Sotter Hill House
location: Buckingham, PA
size: 3.500 s.f.
date: 2014 (unbuilt)
contact: hMa hanrahanMeyers architects

The Sotter Hill House in Bucks County Pennsylvania is designed as the projection of a topographic expansion and constructed in concrete and stone according to the principles of unit masonry. The concept of a topographic expansion is best exemplified by a waterway that expands into a pond as the contour lines at a particular elevation spread apart. This expansion of a line into a void is shown in the roof plan at the Sotter Hill House where the south approach road turns into a courtyard around which the main house and pool house are organized, the courtyard then compresses again into a foot path leading to the 15-acre conservancy to the north. The Bucks County area of Pennsylvania is a lush region filled with many small streams and waterways, and the Sotter Hill House concept intentionally draws from this landscape.

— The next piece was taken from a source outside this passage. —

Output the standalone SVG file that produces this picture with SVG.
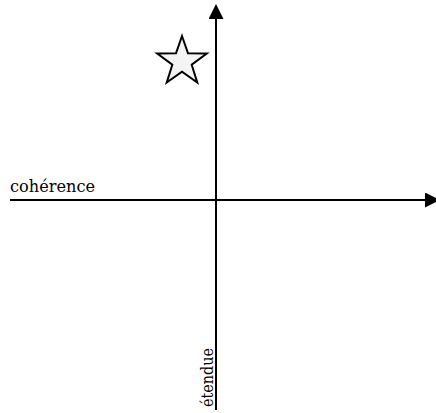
<svg xmlns="http://www.w3.org/2000/svg" width="436" height="413" viewBox="0 0 436 413">
<style>
.axis{stroke:#000;stroke-width:2;fill:none}
.lbl{font-family:"DejaVu Serif",serif;font-size:17.5px;fill:#000}
.star{fill:#f4f4f4;stroke:#000;stroke-width:2;stroke-linejoin:miter}
</style>
<defs>
<marker id="arr" viewBox="0 0 10 10" refX="0" refY="5" markerWidth="7.5" markerHeight="7.5" markerUnits="strokeWidth" orient="auto">
<path d="M0,0 L10,5 L0,10 Z" fill="#000"/>
</marker>
</defs>
<g id="connectors">
<line class="axis" x1="216" y1="410" x2="216" y2="19" marker-end="url(#arr)"/>
<line class="axis" x1="10" y1="200" x2="425" y2="200" marker-end="url(#arr)"/>
</g>
<g id="star">
<path class="star" d="M182,36 L188,53.3 L206.8,53.5 L191.7,64.7 L197.3,82.6 L182,71.8 L166.7,82.6 L172.3,64.7 L157.2,53.5 L176,53.3 Z"/>
</g>
<g id="coherence">
<text class="lbl" x="10" y="192" textLength="85" lengthAdjust="spacingAndGlyphs">cohérence</text>
</g>
<g id="etendue">
<text class="lbl" transform="translate(213,407) rotate(-90)" textLength="59" lengthAdjust="spacingAndGlyphs">étendue</text>
</g>
</svg>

The house is constructed with an emerging insulated concrete foam technology that employs parallel foam blocks installed as masonry units, creating a void into which concrete is poured. These inner concrete walls can then continuously connect to cantilevered concrete slabs. The foam remains in place, and can then be covered in stone masonry or plaster. This structural system is a hybrid of advanced insulated concrete technology with the craft tradition of stone masonry, a craft which is strongly embedded in the building culture of Bucks County.
The primary concrete walls of the house and pool house follow the expanding contour lines into the area where the house is planned. The first floor walls are rendered in stone while the second floor slabs and walls are rendered in a more abstract white plaster, hovering over the courtyard void in the landscape. The house is a year round residence with three bedrooms, a home office, an exercise room and guest lodgings in the pool house.